Why would I trust a random guy? Because he wasn’t just a random guy – he was a well-respected public figure who was intimately acquainted with the case. One of the missing woman’s friends, who had been fighting for justice for years, put me in touch with him.
After speaking to him, I was hooked. For the next few years, I spent countless hours and thousands of dollars investigating. I sued the police for the victim’s records; it took 18 months and a couple of appeals, but I finally won. I chased every lead. I combed through files at the dead woman’s brother’s house. I got a grant from the Fund for Investigative Journalism. I felt so much like a detective that I almost bought a fedora.
So, you may be thinking, where is the story, then? Did I turn up with a shovel, unearth a body and crack the case? Is this column a coy way of announcing that I am a hero?
Unfortunately, no. After all the time I spent investigating, I didn’t get justice. The only thing I ended up with was a crisis of conscience that pushed me close to a nervous breakdown. On a personal level, the story took a toll. True crime can take you down an unhealthy rabbit hole. Several years ago, the late journalist Michelle McNamara became obsessed with finding the Golden State Killer. She did brilliant work, but the stress seriously affected her health.

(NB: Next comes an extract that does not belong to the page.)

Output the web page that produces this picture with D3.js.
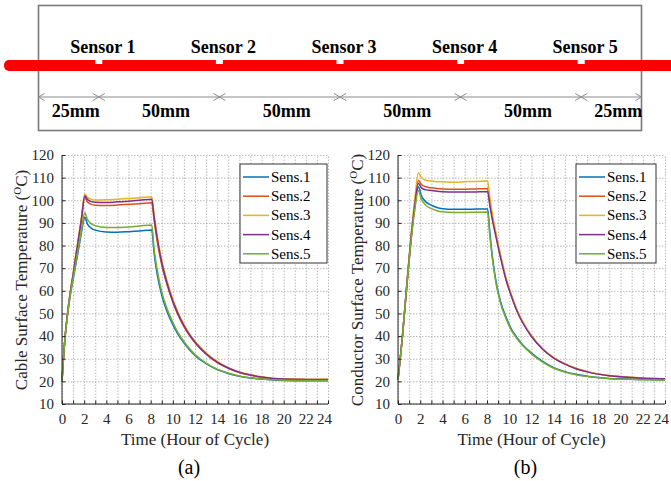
<!DOCTYPE html>
<html>
<head>
<meta charset="utf-8">
<script src="https://cdn.jsdelivr.net/npm/d3@7"></script>
<style>
  body { margin: 0; background: #fff; }
  svg { display: block; font-family: "Liberation Serif", "Times New Roman", serif; }
  .grid line { stroke: #a8a8a8; stroke-width: 0.8; stroke-dasharray: 1.5,1.5; }
  .grid path { display: none; }
  .axis path, .axis line { stroke: #262626; stroke-width: 1; }
  .axis text { fill: #262626; font-size: 15px; font-family: "Liberation Serif", "Times New Roman", serif; }
</style>
</head>
<body>
<svg id="fig" width="671" height="481"></svg>
<script>
// ---- data ----
var sensorNames = ["Sensor 1", "Sensor 2", "Sensor 3", "Sensor 4", "Sensor 5"];
var sensorPosMm = [25, 75, 125, 175, 225];   // positions along the 250mm sample
var spanEdgesMm = [0, 25, 75, 125, 175, 225, 250];
var spanLabels = ["25mm", "50mm", "50mm", "50mm", "50mm", "25mm"];

var legendNames = ["Sens.1", "Sens.2", "Sens.3", "Sens.4", "Sens.5"];
var colors = ["#0072BD", "#D95319", "#EDB120", "#7E2F8E", "#77AC30"];

var xTicks = d3.range(0, 25, 1);
var yTicks = d3.range(10, 121, 10);

// (a) cable surface
var timesA = [0, 0.1, 0.25, 0.5, 0.75, 1, 1.25, 1.5, 1.75, 2.05,
  2.3, 2.6, 3, 4, 5, 6, 7, 8.1,
  8.3, 8.6, 9, 9.5, 10, 10.5, 11, 11.5, 12, 13, 14, 15, 16, 17, 18, 19, 20, 22, 24];
var cableS1 = [20, 28, 38, 49.5, 58, 65, 71.8, 78.5, 85.5, 92.5,
  89.5, 87.8, 86.8, 86, 85.9, 86.1, 86.4, 86.9,
  77, 67, 58, 50.5, 45, 40.5, 37, 34, 31.5, 27.8, 25.2, 23.5, 22.3, 21.5, 21, 20.6, 20.4, 20.3, 20.3];
var cableS2 = [20, 28, 38, 50, 59.3, 66.8, 75, 83, 91, 101.3,
  99.2, 98.3, 97.8, 97.7, 97.9, 98.2, 98.5, 98.9,
  91.5, 81.5, 71.5, 62.3, 55, 49, 44.2, 40.3, 37, 32, 28.3, 25.8, 23.9, 22.7, 21.8, 21.2, 20.9, 20.7, 20.7];
var cableS3 = [20, 28, 38, 50, 59.5, 67.5, 76, 84, 92.5, 102.8,
  101.3, 100.5, 100.1, 100.2, 100.5, 100.8, 101.1, 101.6,
  94, 84, 73.5, 64, 56.3, 50.2, 45.2, 41.1, 37.7, 32.6, 28.8, 26.1, 24.2, 22.9, 22, 21.4, 21.1, 20.9, 20.9];
var cableS4 = [20, 28, 38, 50, 59.5, 67.2, 75.5, 83.5, 91.5, 102,
  100.3, 99.5, 99.1, 99, 99.3, 99.6, 100, 100.5,
  93, 83, 72.5, 63, 55.5, 49.5, 44.6, 40.6, 37.3, 32.2, 28.5, 25.9, 24, 22.8, 21.9, 21.3, 21, 20.8, 20.8];
var cableS5 = [20, 28, 38, 49.5, 58.5, 65.5, 72.5, 79.5, 86.5, 94.5,
  91.5, 89.8, 88.8, 88, 88, 88.2, 88.6, 89.1,
  79, 69, 59.5, 51.8, 46, 41.3, 37.6, 34.5, 31.9, 28.1, 25.4, 23.7, 22.4, 21.6, 21.1, 20.7, 20.5, 20.4, 20.4];

// (b) conductor surface
var timesB = [0, 0.1, 0.2, 0.4, 0.75, 1.1, 1.5, 1.83,
  2.1, 2.5, 3, 3.5, 4, 5, 6, 7, 8.06,
  8.25, 8.5, 8.8, 9.2, 9.7, 10.2, 10.7, 11.2, 12, 13, 14, 15, 16, 17, 18, 19, 20, 22, 24];
var condS1 = [20.8, 25.5, 30, 40, 60, 79, 96.5, 106,
  102, 99.3, 97.8, 96.8, 96.3, 96, 96, 96.1, 96.2,
  86, 74.5, 64.5, 55.5, 48.5, 43, 39.3, 36.2, 32.5, 28.8, 26, 24.3, 23.1, 22.3, 21.7, 21.3, 21.1, 20.8, 20.6];
var condS2 = [20.8, 25.5, 30, 40, 60.3, 80, 98.5, 108.8,
  107, 106, 105.5, 105.2, 105, 104.9, 104.9, 105, 105.1,
  99, 92, 84.8, 75.6, 65.4, 57.8, 51.2, 46.2, 40, 34.3, 30.4, 27.7, 25.7, 24.3, 23.2, 22.5, 22, 21.4, 21.1];
var condS3 = [20.8, 25.5, 30, 40, 60.5, 80.5, 100, 112.2,
  110, 108.8, 108.5, 108.2, 108.2, 108, 108.2, 108.3, 108.5,
  101.5, 93.5, 85.8, 76.4, 66, 58.2, 51.6, 46.5, 40.2, 34.5, 30.5, 27.8, 25.8, 24.4, 23.3, 22.6, 22.1, 21.5, 21.2];
var condS4 = [20.8, 25.5, 30, 40, 60, 79.5, 97.5, 107.5,
  105.5, 104.6, 104.3, 104, 103.8, 103.6, 103.6, 103.7, 103.8,
  98, 91, 84, 75, 65, 57.5, 51, 46, 39.8, 34.2, 30.3, 27.6, 25.6, 24.2, 23.2, 22.5, 22, 21.4, 21.1];
var condS5 = [20.8, 25.5, 30, 40, 59.8, 78.5, 95.5, 104.3,
  100.5, 97.8, 96.3, 95.4, 94.9, 94.6, 94.6, 94.7, 94.8,
  84.5, 73.5, 63.5, 54.8, 47.8, 42.4, 38.8, 35.8, 32.1, 28.5, 25.8, 24.1, 22.9, 22.1, 21.6, 21.2, 21, 20.7, 20.5];

var svg = d3.select("#fig");

// ---- sample sketch on top ----
var mm = d3.scaleLinear().domain([0, 250]).range([38.5, 641.5]);

svg.append("rect")
  .attr("x", mm(0)).attr("y", 5.5)
  .attr("width", mm(250) - mm(0)).attr("height", 125)
  .attr("fill", "none").attr("stroke", "#7a7a7a").attr("stroke-width", 1.6);

svg.append("rect")
  .attr("x", 4).attr("y", 60).attr("width", 680).attr("height", 11)
  .attr("rx", 5).attr("fill", "#ff0000");

svg.append("g").selectAll("rect")
  .data(sensorPosMm)
  .enter().append("rect")
  .attr("x", d => mm(d) - 3.5).attr("y", 60)
  .attr("width", 7).attr("height", 4)
  .attr("fill", "#fff");

svg.append("g").selectAll("text")
  .data(sensorNames)
  .enter().append("text")
  .attr("x", (d, i) => mm(sensorPosMm[i]) + 4)
  .attr("y", 53)
  .attr("text-anchor", "middle")
  .attr("font-size", 18).attr("font-weight", "bold")
  .text(d => d);

// dimension line with open arrow heads
var dimY = 97;
svg.append("line")
  .attr("x1", mm(0)).attr("x2", mm(250))
  .attr("y1", dimY).attr("y2", dimY)
  .attr("stroke", "#8a8a8a").attr("stroke-width", 1);

var heads = svg.append("g").attr("fill", "none").attr("stroke", "#8a8a8a").attr("stroke-width", 1);
spanEdgesMm.forEach(function (e, i) {
  var x = mm(e);
  if (i > 0) heads.append("path").attr("d", "M" + (x - 6) + "," + (dimY - 3.5) + "L" + x + "," + dimY + "L" + (x - 6) + "," + (dimY + 3.5));
  if (i < spanEdgesMm.length - 1) heads.append("path").attr("d", "M" + (x + 6) + "," + (dimY - 3.5) + "L" + x + "," + dimY + "L" + (x + 6) + "," + (dimY + 3.5));
});

svg.append("g").selectAll("text")
  .data(spanLabels)
  .enter().append("text")
  .attr("x", (d, i) => (mm(spanEdgesMm[i]) + mm(spanEdgesMm[i + 1])) / 2 + 7)
  .attr("y", 117)
  .attr("text-anchor", "middle")
  .attr("font-size", 18).attr("font-weight", "bold")
  .text(d => d);

// ---- the two temperature charts ----
function drawChart(opt) {
  var x = d3.scaleLinear().domain([0, 24]).range([opt.left, opt.right]);
  var y = d3.scaleLinear().domain([10, 120]).range([404, 155]);
  var g = svg.append("g");

  g.append("g").attr("class", "grid")
    .attr("transform", "translate(0,404)")
    .call(d3.axisBottom(x).tickValues(xTicks).tickSize(-(404 - 155)).tickFormat(""));
  g.append("g").attr("class", "grid")
    .attr("transform", "translate(" + opt.left + ",0)")
    .call(d3.axisLeft(y).tickValues(yTicks).tickSize(-(opt.right - opt.left)).tickFormat(""));

  var line = d3.line()
    .x((d, i) => x(opt.times[i]))
    .y(d => y(d))
    .curve(d3.curveMonotoneX);

  g.append("g").selectAll("path")
    .data(opt.series)
    .enter().append("path")
    .attr("d", d => line(d))
    .attr("fill", "none")
    .attr("stroke", (d, i) => colors[i])
    .attr("stroke-width", 1.5);

  var xa = g.append("g").attr("class", "axis")
    .attr("transform", "translate(0,404)")
    .call(d3.axisBottom(x).tickValues(xTicks).tickSizeInner(-3.5).tickSizeOuter(0).tickPadding(9)
      .tickFormat(d => d % 2 === 0 ? d : ""));
  // last label pulled in a little so it stays inside the page
  xa.selectAll(".tick text").filter(d => d === 24).attr("dx", -4);
  var ya = g.append("g").attr("class", "axis")
    .attr("transform", "translate(" + opt.left + ",0)")
    .call(d3.axisLeft(y).tickValues(yTicks).tickSizeInner(-3.5).tickSizeOuter(0).tickPadding(8));
  xa.select(".domain").attr("d", "M" + opt.left + ",0H" + opt.right);
  ya.select(".domain").attr("d", "M0,155V404");

  // legend
  var lg = g.append("g");
  lg.append("rect")
    .attr("x", opt.legX).attr("y", 164)
    .attr("width", opt.legW).attr("height", 99)
    .attr("fill", "#fff").attr("stroke", "#333").attr("stroke-width", 1);
  var rows = lg.selectAll("g.row")
    .data(legendNames)
    .enter().append("g")
    .attr("transform", (d, i) => "translate(" + opt.legX + "," + (177 + i * 19.2) + ")");
  rows.append("line")
    .attr("x1", 3).attr("x2", 29).attr("y1", 0).attr("y2", 0)
    .attr("stroke", (d, i) => colors[i]).attr("stroke-width", 1.5);
  rows.append("text")
    .attr("x", 31).attr("y", 5)
    .attr("font-size", 15).attr("fill", "#000")
    .text(d => d);

  // axis titles
  var yt = g.append("text")
    .attr("transform", "translate(" + opt.yTitleX + ",280) rotate(-90)")
    .attr("text-anchor", "middle")
    .attr("font-size", 17).attr("fill", "#262626");
  yt.append("tspan").text(opt.yTitle + " (");
  yt.append("tspan").attr("font-size", 11).attr("dy", -6).text("O");
  yt.append("tspan").attr("dy", 6).text("C)");

  g.append("text")
    .attr("x", (opt.left + opt.right) / 2).attr("y", 445)
    .attr("text-anchor", "middle")
    .attr("font-size", 17).attr("fill", "#262626")
    .text("Time (Hour of Cycle)");

  g.append("text")
    .attr("x", (opt.left + opt.right) / 2 - 6).attr("y", 474)
    .attr("text-anchor", "middle")
    .attr("font-size", 20).attr("fill", "#000")
    .text(opt.tag);
}

drawChart({
  left: 62, right: 328, times: timesA,
  series: [cableS1, cableS2, cableS3, cableS4, cableS5],
  legX: 240, legW: 87, yTitleX: 27,
  yTitle: "Cable Surface Temperature", tag: "(a)"
});

drawChart({
  left: 398, right: 665, times: timesB,
  series: [condS1, condS2, condS3, condS4, condS5],
  legX: 576, legW: 80, yTitleX: 363,
  yTitle: "Conductor Surface Temperature", tag: "(b)"
});
</script>
</body>
</html>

I felt consumed by an ethical dilemma: I had a compelling story, but I couldn’t find a way to write it without ruining someone’s life. There was a 90% chance that a certain individual was responsible – but what if he wasn’t? Was it worth upending the lives of the living in the hope of getting justice for the dead? The missing woman’s brother wanted the story out there. The missing woman’s son, who had been young when she disappeared, didn’t. He wanted to move on with his life without lurid details about his mother coming up whenever someone Googled him.
I kept asking myself: if I went missing and the world forgot about me, would I want someone to try to get people to care again? Or would I want them to respect my child’s wishes and keep the past in the past, even if it meant someone getting away with murder?

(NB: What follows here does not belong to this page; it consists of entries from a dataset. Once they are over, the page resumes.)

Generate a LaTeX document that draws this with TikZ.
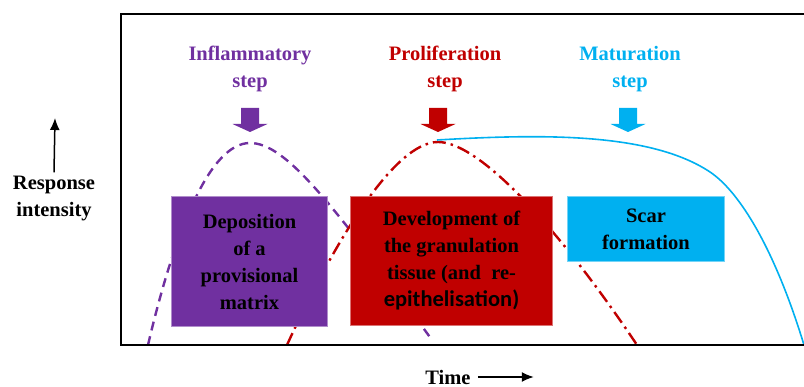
\documentclass[tikz,border=0pt]{standalone}
\usepackage{fontspec}
\setmainfont{Liberation Serif}[BoldFont={Liberation Serif Bold}]
\newfontfamily\calib{Carlito}
\usetikzlibrary{arrows.meta,positioning}

\definecolor{inflam}{HTML}{7030A0}
\definecolor{prolif}{HTML}{C00000}
\definecolor{matur}{HTML}{00B0F0}

\begin{document}
\begin{tikzpicture}[x=1pt,y=-1pt,>={Latex[length=12pt,width=10pt]},
                    font=\fontsize{20.5}{27}\selectfont\bfseries,
                    steplabel/.style={align=center,inner sep=0pt,text=#1},
                    stagebox/.style={draw=#1!55!white,fill=#1,line width=1pt,
                      align=center,anchor=north west,inner sep=0pt,text=black},
                    steparrow/.pic={\fill[pic actions] (-9,0) -- (9,0) -- (9,16)
                      -- (17.5,16) -- (0,24) -- (-17.5,16) -- (-9,16) -- cycle;}]

  \useasboundingbox (0,0) rectangle (804,387);

  % curves
  \draw[inflam,line width=2.4pt,dash pattern=on 9pt off 6pt]
    (148,345) .. controls (175,230) and (210,143) .. (250,143)
              .. controls (285,143) and (330,200) .. (432,340);
  \draw[prolif,line width=2.4pt,dash pattern=on 13pt off 5pt on 2.5pt off 5pt]
    (287,345) .. controls (335,240) and (395,142) .. (438,142)
              .. controls (480,142) and (560,230) .. (637,345);
  \draw[matur,line width=1.6pt]
    (437,140) .. controls (540,134) and (650,132) .. (710,172)
              .. controls (740,192) and (775,250) .. (804,345);

  % steps
  \node[steplabel=inflam] (infl) at (250,69) {Inflammatory\\step};
  \node[steplabel=prolif] (prol) at (445,69) {Proliferation\\step};
  \node[steplabel=matur]  (matu) at (630,69) {Maturation\\step};
  \pic[fill=inflam] at (250,108) {steparrow};
  \pic[fill=prolif] at (438,108) {steparrow};
  \pic[fill=matur]  at (628,108) {steparrow};

  % boxes
  \node[stagebox=inflam,minimum width=156pt,minimum height=130pt] (depo)
    at (171,196) {Deposition\\of a\\provisional\\matrix};
  \node[stagebox=prolif,minimum width=202pt,minimum height=129pt] (gran)
    at (350,196) {Development of\\the granulation\\tissue (and~~re-\\
      {\calib\fontsize{22.5}{27}\selectfont epithelisation)}};
  \node[stagebox=matur,minimum width=157pt,minimum height=65pt] (scar)
    at (567,196) {Scar\\formation};

  % frame
  \draw[line width=2.6pt] (804,14) -- (121,14) -- (121,345) -- (804,345);

  % axes
  \node[align=center,inner sep=0pt] (resp) at (54,199) {Response\\intensity};
  \coordinate (rtop) at (55,118);
  \draw[->,line width=1.5pt] ([yshift=4pt]resp.north) -- (rtop);
  \node[inner sep=0pt] (time) at (448,377) {Time};
  \coordinate[right=63pt of time.east] (tend);
  \draw[->,line width=1.5pt] ([xshift=7pt]time.east) -- (tend);
\end{tikzpicture}
\end{document}
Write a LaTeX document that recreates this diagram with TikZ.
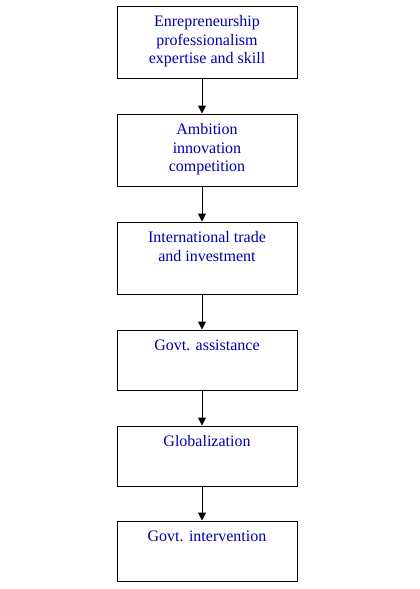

I didn’t know what to do, so I ended up doing nothing. Every now and then, I go back to the story and try to write it in a way that feels interesting and ethical, but I haven’t managed it.
Some people have pulled it off. There are instances where amateur sleuths have succeeded where the police failed and secured justice for those forgotten by the justice system. True crime can be a force for good, but it rarely is. For the most part, particularly as the genre has become crowded with people hungry for podcasts and Netflix deals, it is exploitative, turning people’s pain into entertainment.
But it’s raising awareness, some people claim; it’s getting new attention for old cases. It’s a convenient line, but, as I have come to realise, attention isn’t enough.